Día fue éste de los más célebres y memorables que ha tenido la ciudad de Quito, y de sumo consuelo y edificación suya, de tanto triunfo que no parece le ha tenido mayor ninguna hazaña gloriosa, aunque sean las de los romanos, y aunque las del padre Raimundo sólo miraban a la gloria de Dios y parece quiso, para remunerarle y excitar semejantes alientos, darle a entender en aquella entrada como premia aun en la tierra a los que le sirven y como triunfa aun en esta vida quien trabaja y vence dificultades, por Cristo. A más se extendió de lo que pudo pensarse el festejo. De sus indios fue admirada la grandeza de aquella ciudad y convino todo para su estimación como ordenado de Dios para sus altos fines.
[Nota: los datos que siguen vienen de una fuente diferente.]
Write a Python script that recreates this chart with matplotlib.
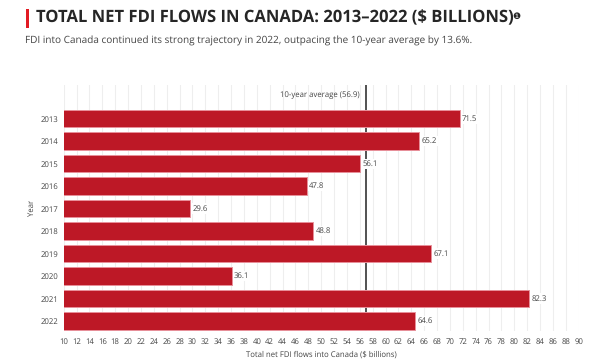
import matplotlib
matplotlib.use('Agg')
import matplotlib.pyplot as plt
from matplotlib.patches import Rectangle

years = ['2013', '2014', '2015', '2016', '2017', '2018', '2019', '2020', '2021', '2022']
values = [71.5, 65.2, 56.1, 47.8, 29.6, 48.8, 67.1, 36.1, 82.3, 64.6]
average = 56.9
x_ticks = list(range(10, 92, 2))

W, H = 600, 360
TXT = '#444444'
plt.rcParams['font.family'] = ['Open Sans', 'DejaVu Sans']
plt.rcParams['text.hinting'] = 'no_hinting'

fig = plt.figure(figsize=(W / 100, H / 100), dpi=100, facecolor='white')
# plot area in pixels: x 63.7-578.7, y 85-331
ax = fig.add_axes([63.7 / W, 1 - 331 / H, 515 / W, 246 / H])

pos = list(range(len(years)))
ax.axvline(average, color='#333333', linewidth=1.2, zorder=2)
ax.barh(pos, values, height=0.78, color='#bd1826', edgecolor='#e8909a', linewidth=0.7, zorder=3)
for p, v in zip(pos, values):
    ax.text(v + 0.35, p, f'{v:.1f}', va='center', ha='left', fontsize=5.6, color=TXT, zorder=4,
            bbox=dict(facecolor='white', edgecolor='none', pad=0.8))

ax.text(average - 0.88, -1.06, f'10-year average ({average})', ha='right', va='center',
        fontsize=5.6, color=TXT)

ax.set_xlim(10, 90)
ax.set_ylim(9.45, -1.5)
ax.set_xticks(x_ticks)
ax.set_xticklabels([str(t) for t in x_ticks], fontsize=5.6, color=TXT)
ax.set_yticks(pos)
ax.set_yticklabels(years, fontsize=5.6, color=TXT)
ax.tick_params(axis='x', length=0, pad=5)
ax.tick_params(axis='y', length=0, pad=3.6)
ax.grid(axis='x', color='#eeeeee', linewidth=0.8, zorder=0)
ax.set_axisbelow(True)
for s in ax.spines.values():
    s.set_visible(False)

ax.set_xlabel('Total net FDI flows into Canada ($ billions)', fontsize=5.6, color=TXT, labelpad=3.5)
ax.set_ylabel('Year', fontsize=5.6, color=TXT, labelpad=4)

fig.add_artist(Rectangle((25.5 / W, 1 - 27.5 / H), 3.5 / W, 18 / H, transform=fig.transFigure,
                         color='#e21b23', lw=0))
fig.text(36 / W, 1 - 18 / H, 'TOTAL NET FDI FLOWS IN CANADA: 2013–2022 ($ BILLIONS)', fontsize=11.95,
         fontweight='bold', color='#262626', va='center', ha='left')
fig.text(512.5 / W, 1 - 16.7 / H, '❶', fontsize=6.5, color='#262626', va='center', ha='left',
         family=['DejaVu Sans'])
fig.text(25.3 / W, 1 - 41 / H,
         'FDI into Canada continued its strong trajectory in 2022, outpacing the 10-year average by 13.6%.',
         fontsize=7.17, color=TXT, va='center', ha='left')

fig.savefig('out.png', dpi=100)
Concluyamos esta su entrada, dando paso a nuestros huéspedes desde la iglesia al colegio, que no fue fácil por el concurso que hubo en la portería de eclesiásticos y seculares, que regocijados y tiernos todos saludaban al padre Raimundo, concolega de unos, condiscípulo de otros, a quienes había leído retórica y letras humanas, y no atendiendo el padre tanto a su agasajo (que recibía con agrado modesto) cuanto al hospedaje de sus indios, aunque ofrecían hacerle algunos seglares, no admitiéndolo   —223→   aquel colegio, iba por entre todos, conduciendo su tropa a lo interior de nuestra casa, cortejándolos y diciendo de sus buenas calidades y que la tenían muy de hijos suyos, y desempeño de sus empresas, pláticas de que no acertaban a apartarse los seglares y a quienes esta célebre función siempre consuela y enternece su memoria. Dejados en la puerta los seglares amigos de que estaba llena la grande pieza de aquella portería, entraron a un cuarto bajo capaz, los cuarenta indios, donde se les repartieron piezas para su habitación y se les dio de comer con abundancia; y llevado el padre Raimundo a su aposento, ya se ve qué asistencias tendría de todo aquel colegio para su consuelo. Esto no es necesario decirlo, y es bien para considerado lo que hubo que oír de edificación a tal misionero y que ver en la caridad que usó con él y sus indios Maynas aquel colegio.

(Capítulo X, de la obra El Marañón y el Amazonas, por el padre Manuel Rodríguez, de la Compañía de Jesús. Impresa en Madrid en la Imprenta de Antonio González de Reyes. Año de 1684).